The Bishop’s Heir is the first book in Katherine Kurtz’s trilogy called THE HISTORIES OF KING KELSON but it’s a direct sequel to High Deryni, the third book in her CHRONICLES OF DERYNI trilogy. (Did you get that?) To get the most out of The Bishop’s Heir, you really need to read THE CHRONICLES OF DERYNI first. This review of The Bishop’s Heir will contain a couple of spoilers for the original trilogy.
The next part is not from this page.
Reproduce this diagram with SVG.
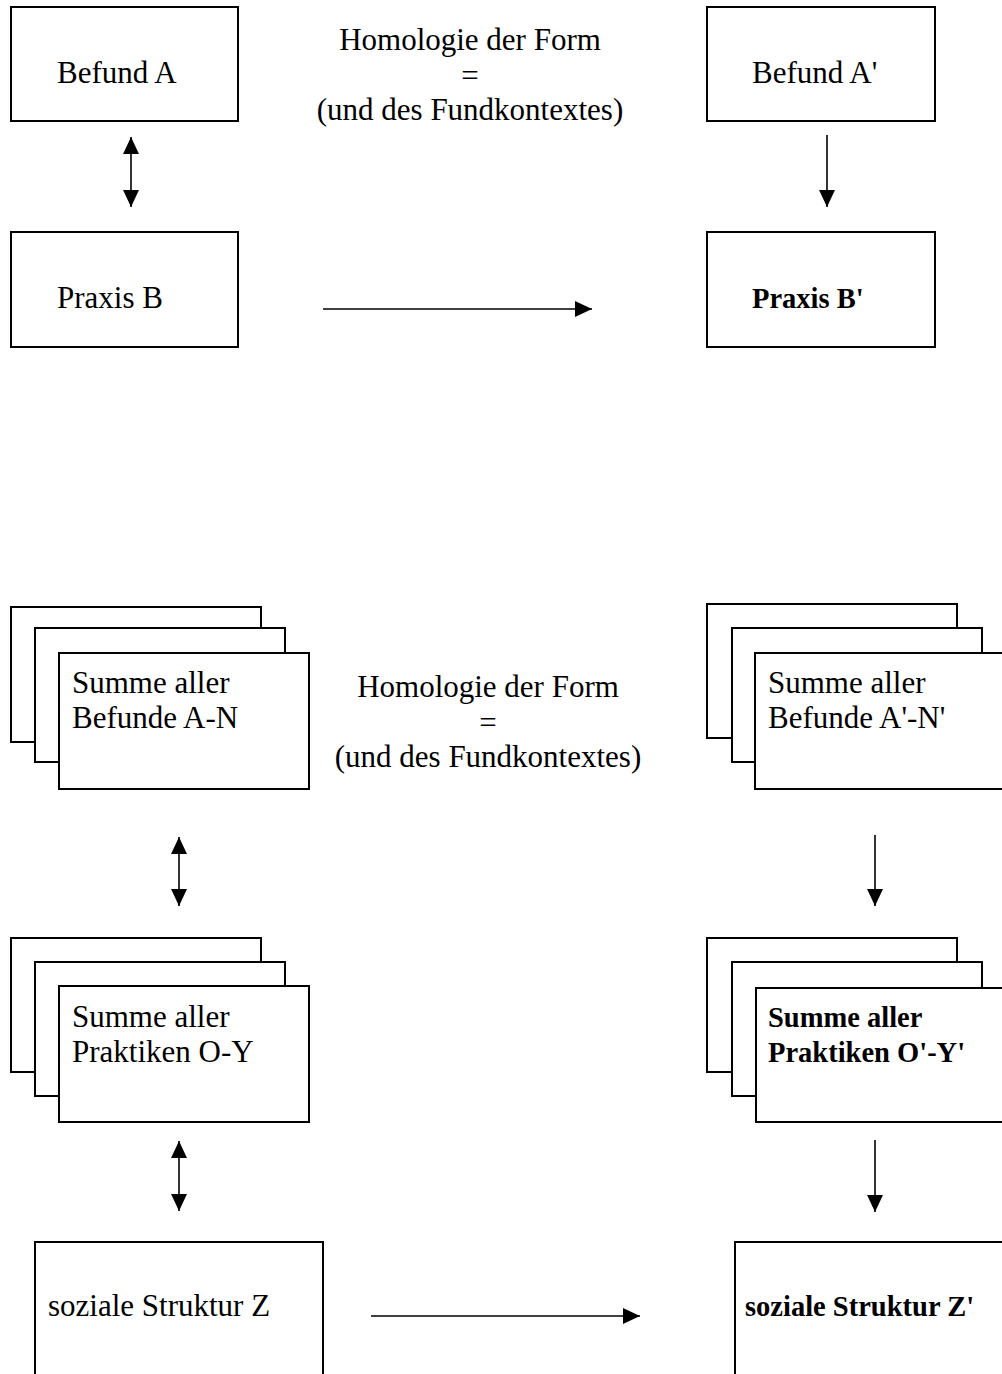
<svg xmlns="http://www.w3.org/2000/svg" width="1002" height="1374" viewBox="0 0 1002 1374">
<style>
.box{fill:#fff;stroke:#000;stroke-width:2}
.t{font-family:"Liberation Serif","Times New Roman",serif;font-size:31px;fill:#000}
.b{font-weight:bold;font-size:28.5px}
.c{text-anchor:middle}
.ln{stroke:#000;stroke-width:1.6;fill:none}
</style>
<defs>
<marker id="ah" markerUnits="userSpaceOnUse" markerWidth="17" markerHeight="16" refX="16" refY="7.5" orient="auto-start-reverse" viewBox="0 0 16 15">
<path d="M0,0 L16,7.5 L0,15 z" fill="#000"/>
</marker>
</defs>
<rect width="1002" height="1374" fill="#fff"/>

<g id="befundA"><rect class="box" x="11" y="7" width="227" height="114"/><text class="t" x="57" y="83">Befund A</text></g>
<g id="praxisB"><rect class="box" x="11" y="232" width="227" height="115"/><text class="t" x="57" y="308">Praxis B</text></g>
<g id="befundA2"><rect class="box" x="707" y="7" width="228" height="114"/><text class="t" x="752" y="83">Befund A'</text></g>
<g id="praxisB2"><rect class="box" x="707" y="232" width="228" height="115"/><text class="t b" x="752" y="308">Praxis B'</text></g>
<g id="homologie1"><text class="t c" x="470" y="50">Homologie der Form</text><text class="t c" x="470" y="86">=</text><text class="t c" x="470" y="120">(und des Fundkontextes)</text></g>

<g id="summeBefunde"><rect class="box" x="11" y="607" width="250" height="135"/><rect class="box" x="35" y="628" width="250" height="134"/><rect class="box" x="59" y="653" width="250" height="136"/><text class="t" x="72" y="693">Summe aller</text><text class="t" x="72" y="728">Befunde A-N</text></g>
<g id="summeBefunde2"><rect class="box" x="707" y="604" width="250" height="134"/><rect class="box" x="732" y="628" width="250" height="134"/><rect class="box" x="755" y="653" width="260" height="136"/><text class="t" x="768" y="693">Summe aller</text><text class="t" x="768" y="728">Befunde A'-N'</text></g>
<g id="homologie2"><text class="t c" x="488" y="697">Homologie der Form</text><text class="t c" x="488" y="733">=</text><text class="t c" x="488" y="767">(und des Fundkontextes)</text></g>

<g id="summePraktiken"><rect class="box" x="11" y="938" width="250" height="134"/><rect class="box" x="35" y="962" width="250" height="134"/><rect class="box" x="59" y="986" width="250" height="136"/><text class="t" x="72" y="1027">Summe aller</text><text class="t" x="72" y="1062">Praktiken O-Y</text></g>
<g id="summePraktiken2"><rect class="box" x="707" y="938" width="250" height="134"/><rect class="box" x="732" y="962" width="250" height="134"/><rect class="box" x="756" y="988" width="260" height="134"/><text class="t b" x="768" y="1027">Summe aller</text><text class="t b" x="768" y="1062">Praktiken O'-Y'</text></g>

<g id="struktur"><rect class="box" x="35" y="1242" width="288" height="150"/><text class="t" x="48" y="1316">soziale Struktur Z</text></g>
<g id="struktur2"><rect class="box" x="735" y="1242" width="290" height="150"/><text class="t b" x="745" y="1316">soziale Struktur Z'</text></g>

<g id="connectors">
<line class="ln" x1="131" y1="137" x2="131" y2="207" marker-start="url(#ah)" marker-end="url(#ah)"/>
<line class="ln" x1="827" y1="135" x2="827" y2="207" marker-end="url(#ah)"/>
<line class="ln" x1="323" y1="309" x2="592" y2="309" marker-end="url(#ah)"/>
<line class="ln" x1="179" y1="837" x2="179" y2="906" marker-start="url(#ah)" marker-end="url(#ah)"/>
<line class="ln" x1="875" y1="835" x2="875" y2="906" marker-end="url(#ah)"/>
<line class="ln" x1="179" y1="1141" x2="179" y2="1211" marker-start="url(#ah)" marker-end="url(#ah)"/>
<line class="ln" x1="875" y1="1140" x2="875" y2="1212" marker-end="url(#ah)"/>
<line class="ln" x1="371" y1="1316" x2="640" y2="1316" marker-end="url(#ah)"/>
</g>
</svg>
King Kelson’s battle with the church is over… or so he thinks. Archbishop Loris, the man responsible for the Church’s persecution of the Deryni and for the excommunication of Morgan and Duncan, Kelson’s trusted advisors, has been sent to live out the rest of his life in confinement. Kelson, Morgan, and Duncan should now be free to run the country with the help of a Church led by more tolerant clergy. However, trouble is brewing in Meara, a district of Gwynedd that used to be a sovereign nation. A descendant of Meara’s royal ruling family is eager to make herself queen and is fomenting rebellion against King Kelson. She finds eager allies with those of the clergy who are unhappy with Kelson’s Deryni heritage and the way he treated Archbishop Loris.

By the time Kelson discovers what’s going on, the Mearan conspiracy is well under way. In their efforts to thwart the rebels, Kelson et al. take some major hits. There are battles, assassination attempts, kidnappings, daring escapes and rescues, and brutal murders.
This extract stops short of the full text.